Step 3: Utilize the variance information to find the sum of squares of unknown observations ($x^2+y^2$). The variance formula allows us to establish another relationship involving the squares of the unknown observations. First, calculate the sum of squares of the known observations: $1^2 + 3^2 + 5^2 = 1 + 9 + 25 = 35$ Now, apply the computational formula for variance: $\sigma^2 = \frac{\sum x_i^2}{n} - (\bar{x})^2$ Substitute the given variance ($\sigma^2=8$), the mean ($\bar{x}=5$), and the sum of squares of all observations (which is $35 + x^2 + y^2$): $8 = \frac{35+x^2+y^2}{5} - (5)^2$ Simplify the equation: $8 = \frac{35+x^2+y^2}{5} - 25$ Add 25 to both sides of the equation: $8+25 = \frac{35+x^2+y^2}{5}$ $33 = \frac{35+x^2+y^2}{5}$ To solve for $x^2+y^2$, multiply both sides by 5: $33 \times 5 = 35+x^2+y^2$ $195 = 35+x^2+y^2$ Subtract 35 from both sides: $x^2+y^2 = 195 - 35$ $x^2+y^2 = 160 \quad \text{(Equation 2)}$ This equation gives us the sum of the squares of the two unknown observations.

Step 4: Solve for the product of unknown observations ($xy$). We have the sum ($x+y$) from Equation 1 and the sum of squares ($x^2+y^2$) from Equation 2. We can find their product ($xy$) using the algebraic identity $(x+y)^2 = x^2+y^2+2xy$. $(x+y)^2 = x^2+y^2+2xy$ Substitute the values from Equation 1 and Equation 2: $(16)^2 = 160 + 2xy$ $256 = 160 + 2xy$ Subtract 160 from both sides: $2xy = 256 - 160$ $2xy = 96$ Divide by 2: $xy = 48$ Now we have both the sum ($x+y=16$) and the product ($xy=48$) of the two unknown observations. (The individual observations can be found by solving the quadratic equation $t^2 - (x+y)t + xy = 0$, which is $t^2 - 16t + 48 = 0$. This factors as $(t-4)(t-12)=0$, so the observations are 4 and 12.)

Step 5: Calculate the sum of cubes ($x^3+y^3$).

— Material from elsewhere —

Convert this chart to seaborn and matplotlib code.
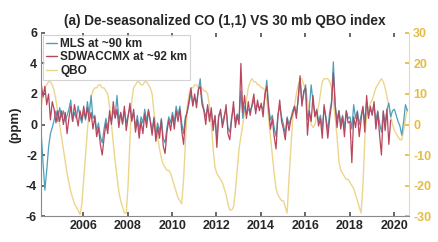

Finally, we use the algebraic identity for the sum of cubes: $a^3+b^3 = (a+b)^3 - 3ab(a+b)$. $x^3+y^3 = (x+y)^3 - 3xy(x+y)$ Substitute the calculated values of $x+y=16$ and $xy=48$: $x^3+y^3 = (16)^3 - 3(48)(16)$ Perform the calculations: First, calculate $16^3$: $16^3 = 4096$. Next, calculate $3 \times 48 \times 16$: $3 \times 48 = 144$, and $144 \times 16 = 2304$. $x^3+y^3 = 4096 - 2304$ $x^3+y^3 = 1792$

3. Common Mistakes & Tips

• Arithmetic Precision: Statistical problems often involve multiple numerical calculations. A small error in addition, multiplication, or squaring can lead to an incorrect final answer. Double-check all steps.
• Correct Formula Application: Always ensure you are using the correct formulas for mean and variance. The computational formula for variance ($\sigma^2 = \frac{\sum x_i^2}{n} - \bar{x}^2$) is generally more efficient than the definition involving deviations from the mean.
• Algebraic Identity Recall: Familiarity with fundamental algebraic identities, especially those involving sums and products of two variables, is crucial for simplifying expressions and efficiently solving for unknowns.

4. Summary

This problem effectively tests the application of basic statistical measures (mean and variance) in conjunction with algebraic manipulation. By systematically using the mean to determine the sum of the unknown observations and the variance to find the sum of their squares, we were able to deduce their product. The final step involved applying the algebraic identity for the sum of cubes to compute the required value. The solution highlights the importance of a structured approach and accurate calculations.

5. Final Answer

The sum of cubes of the remaining two observations is $\boxed{\text{1792}}$, which corresponds to option (A).